Latin America Prefers Centralized Exchanges Over Decentralized Exchanges, Says Chainalysis Report
A recent report from blockchain analytics firm Chainalysis reveals that Latin America has a higher preference for centralized exchanges compared to decentralized exchanges, setting it apart from the rest of the world.
According to the report published on October 11, Latin America holds the seventh-largest crypto economy globally, closely following regions such as the Middle East and North America, Eastern Asia, and Eastern Europe.
However, the report highlights that crypto users in Latin America strongly favor centralized exchanges:
“Latin America shows the highest preference for centralized exchanges of any region we study, and tilts slightly away from institutional activity compared to other regions.”
Moreover, in some countries within the region, the preference for centralized exchanges surpasses the global average significantly.
On a global scale, centralized exchanges account for 48.1% of platform preferences, while decentralized exchanges make up 44% and other decentralized finance (DeFi) activities make up 5.9%.
In Venezuela, there is a particularly high preference for centralized exchanges at 92.5%, with decentralized exchanges only capturing 5.6% of user preferences.
The report attributes this surge in adoption to Venezuela’s “complex humanitarian emergency” and explains that during the COVID-19 pandemic in 2020, crypto played a crucial role in directly assisting healthcare professionals when traditional payments were challenging due to political reasons.

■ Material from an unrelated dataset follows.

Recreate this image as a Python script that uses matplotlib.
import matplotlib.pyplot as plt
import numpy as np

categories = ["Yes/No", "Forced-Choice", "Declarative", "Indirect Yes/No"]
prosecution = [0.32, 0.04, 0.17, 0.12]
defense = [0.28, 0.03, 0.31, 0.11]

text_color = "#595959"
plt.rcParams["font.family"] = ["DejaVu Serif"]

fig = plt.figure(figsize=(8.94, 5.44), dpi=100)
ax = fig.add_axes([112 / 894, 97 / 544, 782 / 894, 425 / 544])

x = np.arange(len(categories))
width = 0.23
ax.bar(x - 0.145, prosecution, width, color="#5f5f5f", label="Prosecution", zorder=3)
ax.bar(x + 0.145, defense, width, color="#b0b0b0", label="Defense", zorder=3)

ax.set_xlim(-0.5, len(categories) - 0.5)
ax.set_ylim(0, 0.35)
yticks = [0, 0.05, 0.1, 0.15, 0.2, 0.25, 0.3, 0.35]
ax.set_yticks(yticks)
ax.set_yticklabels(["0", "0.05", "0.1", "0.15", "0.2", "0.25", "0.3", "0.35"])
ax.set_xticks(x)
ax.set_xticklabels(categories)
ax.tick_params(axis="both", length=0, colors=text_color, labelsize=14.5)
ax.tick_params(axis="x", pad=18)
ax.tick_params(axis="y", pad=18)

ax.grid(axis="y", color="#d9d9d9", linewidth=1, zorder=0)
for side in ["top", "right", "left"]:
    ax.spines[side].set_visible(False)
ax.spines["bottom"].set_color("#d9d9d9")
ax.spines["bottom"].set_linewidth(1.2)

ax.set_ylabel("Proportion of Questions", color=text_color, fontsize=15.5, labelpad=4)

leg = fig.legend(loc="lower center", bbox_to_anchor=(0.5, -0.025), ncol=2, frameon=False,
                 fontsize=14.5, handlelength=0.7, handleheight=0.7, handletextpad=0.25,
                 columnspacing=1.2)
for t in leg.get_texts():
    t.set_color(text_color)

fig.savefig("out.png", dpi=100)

Different Preferences Across Latin American Countries
Colombia also exhibits a strong preference for centralized exchanges at 74%, with decentralized exchanges accounting for just 21.1% of user preferences.
On the other hand, Argentina leads in terms of cryptocurrency transactions volume in Latin America, with an estimated $85.4 billion received during the 12-month period ending on July 1.
Three Latin American countries secured positions in the top 20 ranks on Chainalysis’ Global Crypto Adoption Index. Brazil holds the 9th position, followed by Argentina at 15th, and Mexico at 16th.
At the global level, India claims the leading spot, while Nigeria and Vietnam secure second and third positions, respectively.
Hot Take: Latin America’s Centralized Exchange Preference Driven by Unique Factors
The Chainalysis report sheds light on Latin America’s distinct inclination toward centralized exchanges. The region’s high preference for centralized exchanges can be attributed to various factors such as political instability, complex humanitarian emergencies like Venezuela’s case, and the role of crypto in providing alternative financial solutions during crises. While decentralized exchanges gain popularity globally, Latin America’s unique circumstances have led to a higher reliance on centralized exchanges. Understanding these preferences is essential for crypto businesses aiming to tap into the Latin American market and cater to the specific needs of users in the region.